Existe, además, otra ventaja de tipo antropológico: la supresión de las diferencias entre los seres humanos permite la homogeneidad universal: ya no hay hombres y mujeres, españoles o belgas, cristianos o musulmanes, sino individuos, átomos sin sexo, nómadas sin patria, contenedores sin espíritu, ceros a la izquierda, factores de producción y consumo uniformes, habitantes de una Gotham o Cosmópolis sin otros lazos sociales que los del dinero, que vegetan en una realidad sustitutoria fabricada por las series de televisión, encargadas de difundir los valores de la nueva mentalidad post-humanista: la ideología de género y el libre mercado.

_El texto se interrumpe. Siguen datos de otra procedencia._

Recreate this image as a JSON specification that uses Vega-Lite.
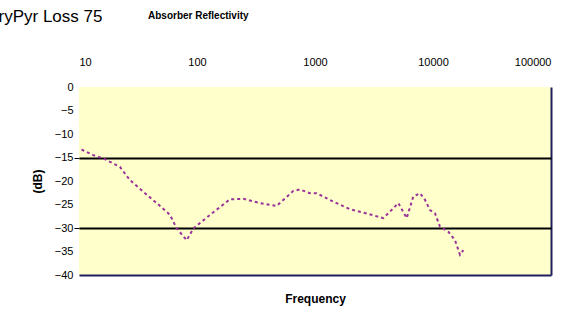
{
  "$schema": "https://vega.github.io/schema/vega-lite/v6.json",
  "width": 472,
  "height": 188,
  "autosize": "none",
  "padding": {"left": 79, "top": 87, "right": 24, "bottom": 39},
  "background": "white",
  "config": {
    "view": {"fill": "#FFFFCC", "stroke": null},
    "font": "Liberation Sans"
  },
  "title": {
    "text": "Absorber Reflectivity",
    "anchor": "start",
    "frame": "group",
    "dx": 69,
    "offset": -14,
    "fontSize": 10,
    "fontWeight": "bold",
    "font": "Liberation Sans",
    "color": "#000000"
  },
  "data": {
    "values": [
      {"freq": 10.5, "db": -13.3},
      {"freq": 13.2, "db": -14.5},
      {"freq": 16.1, "db": -15.2},
      {"freq": 22.2, "db": -17.0},
      {"freq": 27.0, "db": -19.8},
      {"freq": 35.1, "db": -22.3},
      {"freq": 45.5, "db": -24.7},
      {"freq": 59.0, "db": -27.2},
      {"freq": 67.3, "db": -30.1},
      {"freq": 81.8, "db": -32.6},
      {"freq": 93.1, "db": -30.1},
      {"freq": 129, "db": -27.2},
      {"freq": 190, "db": -23.9},
      {"freq": 247, "db": -23.8},
      {"freq": 342, "db": -24.7},
      {"freq": 473, "db": -25.3},
      {"freq": 655, "db": -22.1},
      {"freq": 746, "db": -21.8},
      {"freq": 907, "db": -22.6},
      {"freq": 1034, "db": -22.6},
      {"freq": 1429, "db": -24.4},
      {"freq": 1980, "db": -26.0},
      {"freq": 2742, "db": -26.9},
      {"freq": 3795, "db": -27.9},
      {"freq": 4323, "db": -26.5},
      {"freq": 5085, "db": -24.7},
      {"freq": 5986, "db": -27.9},
      {"freq": 6809, "db": -23.3},
      {"freq": 7762, "db": -22.6},
      {"freq": 8551, "db": -24.0},
      {"freq": 9435, "db": -26.2},
      {"freq": 10400, "db": -26.9},
      {"freq": 11460, "db": -29.7},
      {"freq": 13490, "db": -30.8},
      {"freq": 15360, "db": -32.6},
      {"freq": 16930, "db": -35.7},
      {"freq": 18070, "db": -34.7}
    ]
  },
  "layer": [
    {
      "mark": {"type": "line", "color": "#993399", "strokeWidth": 2, "strokeDash": [3, 3]},
      "encoding": {
        "x": {
          "field": "freq",
          "type": "quantitative",
          "scale": {"type": "log", "domain": [10, 100000], "nice": false},
          "axis": {
            "orient": "top",
            "values": [10, 100, 1000, 10000, 100000],
            "format": "d",
            "domain": false,
            "ticks": false,
            "labelPadding": 20,
            "labelFontSize": 11,
            "labelColor": "#000000",
            "labelFont": "Liberation Sans",
            "grid": true,
            "gridColor": "#1F1F5F",
            "gridWidth": 2,
            "gridOpacity": {"condition": {"test": "datum.value == 100000", "value": 1}, "value": 0},
            "title": "ryPyr Loss 75",
            "titleFontSize": 17,
            "titleFontWeight": "normal",
            "titleFont": "Liberation Sans",
            "titleColor": "#000000",
            "titleAnchor": "start",
            "titleAlign": "left",
            "titleX": -81,
            "titleY": -62
          }
        },
        "y": {
          "field": "db",
          "type": "quantitative",
          "scale": {"domain": [-40, 0], "nice": false},
          "axis": {
            "values": [0, -5, -10, -15, -20, -25, -30, -35, -40],
            "labelOverlap": false,
            "domain": false,
            "tickSize": 5,
            "tickColor": "#000000",
            "tickOpacity": {"condition": {"test": "datum.value == -15 || datum.value == -30", "value": 1}, "value": 0},
            "labelPadding": 1,
            "labelFontSize": 11,
            "labelColor": "#000000",
            "labelFont": "Liberation Sans",
            "grid": true,
            "gridWidth": 2,
            "gridColor": {"condition": {"test": "datum.value == -40", "value": "#1F1F5F"}, "value": "#000000"},
            "gridOpacity": {"condition": {"test": "datum.value == -15 || datum.value == -30 || datum.value == -40", "value": 1}, "value": 0},
            "title": "(dB)",
            "titleFontSize": 12,
            "titleFontWeight": "bold",
            "titleFont": "Liberation Sans",
            "titleColor": "#000000",
            "titlePadding": 10
          }
        }
      }
    },
    {
      "mark": {"type": "tick", "opacity": 0},
      "encoding": {
        "x": {
          "field": "freq",
          "type": "quantitative",
          "axis": {
            "orient": "bottom",
            "labels": false,
            "ticks": false,
            "domain": false,
            "grid": false,
            "title": "Frequency",
            "titleFontSize": 12,
            "titleFontWeight": "bold",
            "titleFont": "Liberation Sans",
            "titleColor": "#000000",
            "titlePadding": 18
          }
        }
      }
    }
  ],
  "resolve": {"axis": {"x": "independent"}}
}
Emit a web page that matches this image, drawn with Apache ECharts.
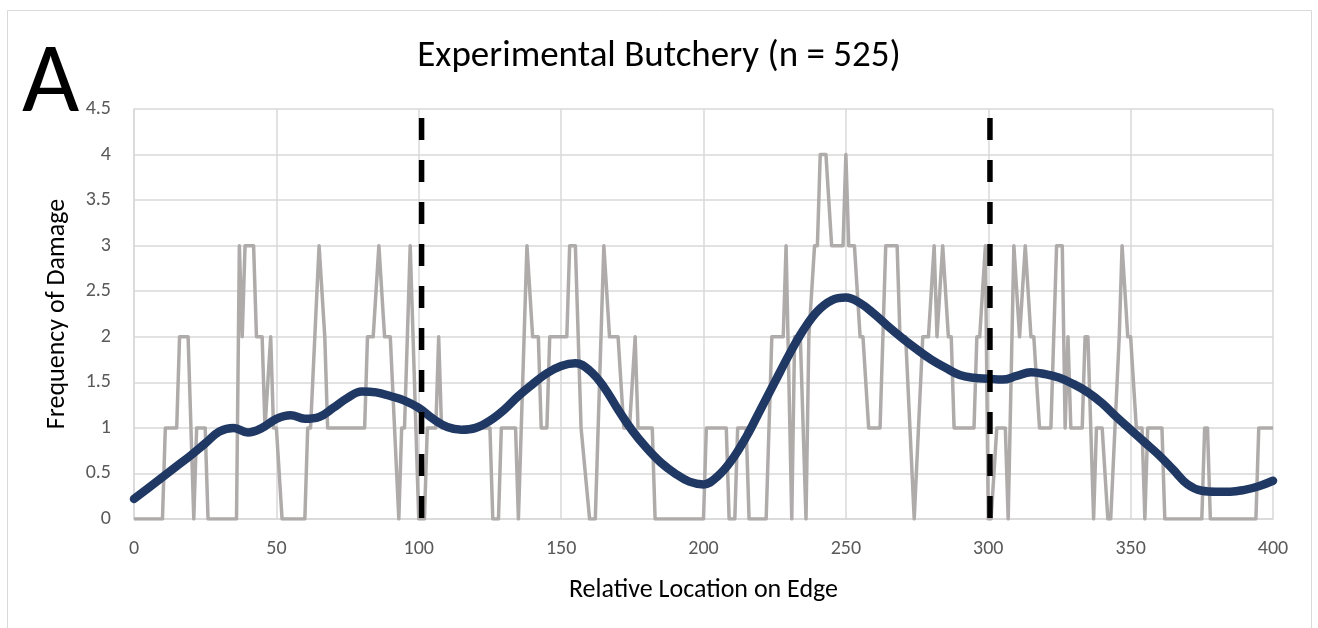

Es la apoteosis de la normativización capitalista a escala planetaria, algo muy provechoso como para dejar que lo estropeen viejos dioses, rancios patriotismos, tradiciones obsolescentes y primitivos impulsos sexuales.
La ideología de género se ha vuelto credo con dogmas, santo oficio, rituales y un histérico puritanismo represor que ve en el hombre el vas impurum, la sentina del pecado, el origen de todos los males. De ahí las prohibiciones, tan neuróticas como los tabúes de cualquier pueblo primitivo, con sus palabras malditas y sus rituales de purificación. Basta con leer las leyes de género recientes para comprender hasta qué punto es un casus belli la disidencia y cómo, con esta legislación en la mano, la libertad de conciencia ha dejado de existir. Al igual que sucede con la Ley de Memoria Histórica y sus derivados, una mordaza se ha impuesto a todo el pensamiento que se sale del círculo cada vez más estrecho de la corrección política. Legalmente, en España, la persecución por las ideas y los principios religiosos está admitida por el sistema jurídico cuando alguien se atreve a contradecir la nueva religión de Estado.
Porque el invierno demográfico en Europa, ese experimento que después se trasladará a todo el planeta, ha de cumplirse por la fuerza si hace falta. Por eso, la policía del pensamiento que forman los defensores de la corrección política será cada vez más violenta. Los que resistimos nos empecinamos en permanecer en nuestra esencia, en defender lo que somos: el legado de siglos, la herencia de generaciones, las ofrendas en los viejos altares y el futuro de nuestra estirpe; nuestro hogar, nuestro derecho y nuestro trabajo; y la identidad que no queremos que nos borren porque no es negocio para unos cuantos megamillonarios. Y somos muchos, demasiados. Tarde o temprano, los/las khmeres rosas se cargarán a alguien. Ya matan civilmente. Ya encarcelan. Ya linchan con la ley en la mano. Sólo se trata de dar un pasito más. Y no es broma. Hay en muy altas esferas quien cree que sólo así aprenderemos; los atavismos jacobinos y chekistas de sus siervos lo facilitarán. Llega la hora del khmer rosa; sus fines son los mismos que los de Pol Pot: crear un mundo nuevo y arrasar hasta el recuerdo del antiguo, ese del que tú y yo, lector, formamos parte. Date por advertido, hombre.